Yesterday in the House of Lords, I drew attention to three big Government mistakes which have stuck out over the past two and a half years:
The first was the belief that cutting down government spending would automatically produce recovery. I know the Government now claim that they never believed anything so simple or idiotic, but they did, and there is plenty of evidence to prove it.
The second has been the Chancellor's failure to distinguish between current and capital spending. This has made the deficit seem more dangerous than it was. The prime example of this blind spot was the £50 billion cut in capital spending.
The third was the Chancellor's belief that without a severe fiscal contraction Britain would go the way of Greece: that is, interest rates would go through the roof. This was doubly wrong. First, with an independent central bank able to buy government debt in whatever quantities were needed there was never any chance of gilt yields rising to the levels experienced by Greece, Portugal, Ireland and Spain. Secondly, and perhaps even more importantly, a reduction in the cost of government borrowing is no guarantee of a reduction in the cost of commercial loans sufficient to offset the collapse of the private demand for loans.
Lord Newby, the Liberal Democrat Treasury spokesman in the Lords, responded to the third big mistake with a counterfactual:
I find it almost incredible to think that if the Government had not been seen to get the fiscal position under control, interest rates would not have gone up. Even if they had not gone up to the levels that they are at in Greece or Spain, a single percentage point increase in interest rates...costs mortgage holders in the UK an extra £12 billion a year.
But what has actually happened to mortgage rates? The figure below compares UK mortgage rates to bond yields.
Source: Bank of England
Over the last year, by the time the Government’s austerity programme was in full force, both tracker and variable rate mortgages offered have gradually been rising in relation to falling bonds yields. As I have been saying for some time now, the benefits of low government borrowing rates are not being transferred to mortgage holders.
I also asked Lord Newby about the puzzle of productivity:
There is a puzzle, which is that unemployment has been static in the past few months, and even falling slightly, despite the fact that output is flat and the economically active population has increased by 550,000 over the past two years. You would therefore expect unemployment to have increased. Why has it not done so? That is the puzzle…part of the answer at least must be that productivity - that is, output per hour worked - has been falling. As the Guardian put it, "it now requires many more of us to labour away to churn out the reduced volume of stuff". Falling productivity is just as serious a problem for the economy as rising unemployment, and a greater problem in the longer term.
The Prime Minister claims that 900,000 extra jobs have been created in the private sector over the past two years.

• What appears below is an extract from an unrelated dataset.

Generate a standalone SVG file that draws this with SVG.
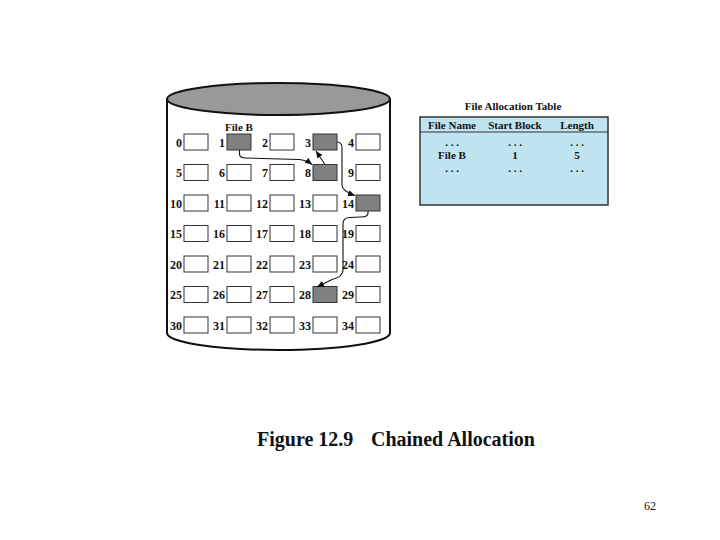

That is not of course the net increase in jobs, given that 400,000 jobs have been lost in the public sector. The net increase in jobs has been 500,000.
Can the Minister tell us how many of the net gains in employment are full-time? Labour market statistics suggest that more than half of them are part-time or self-employed.
The point is this: if a lot of the private sector job creation consists of part-time, low-skilled jobs at the bottom end of the service sector, it would explain the decline in productivity that limits the rise in unemployment. But it is a poor omen for that vibrant, high-value economy that is supposed to secure our future prosperity.
Lord Newby did not have the figures to hand, but he did have something to say about self-employment and part-time work:
There is a false assumption that working for oneself or working part time are somehow second-class things to do or things that people do not necessarily choose to do.
To this the answer is obvious. Some people do choose self-employment or part-time work. But this choice was available before the recession, and many people who are now self-employed or part-time chose not to take it. Only when the recession removed the opportunity for full-time work did they take these options. It is not that I think these options are second best; when they had the choice, people decided that they were second best. And if people didn’t believe there was a market for their business when the economy was healthy, why should we assume that they are more confident now? The proportion of part-time workers who want, but cannot find, a full-time job has doubled since the crash, to 18% - that’s 1.4 million who are under-employed. In the past two years alone this figure has gone up 4%. The statistics don’t show how many people who are self-employed want a full-time job, but it is difficult to believe that there is not a similar trend.
The fact that self-employment has risen is a testament to the resilience of the British workforce, but it is not the sign of good economic policy – unless of course the recession is part of the government’s plan to encourage small businesses.
As for today’s quarterly figures, which show that Britain has “officially” come out of recession, I can only repeat what I said in the speech:
When an economy is crawling along the bottom, any small wave is likely to lift our spirits. Over the past three quarters - that is, the past nine months - the economy has shrunk by 1%. Even if, as now expected, it achieves a positive growth of about 0.8% this quarter, that still leaves it in roughly the same place as it was a year ago. Moreover if, as commentators suggest, this boost is due to the Olympics, it will be in the nature of a windfall. However much we may rejoice in the achievements of our athletes, 28 gold medals is not enough to turn the British economy around.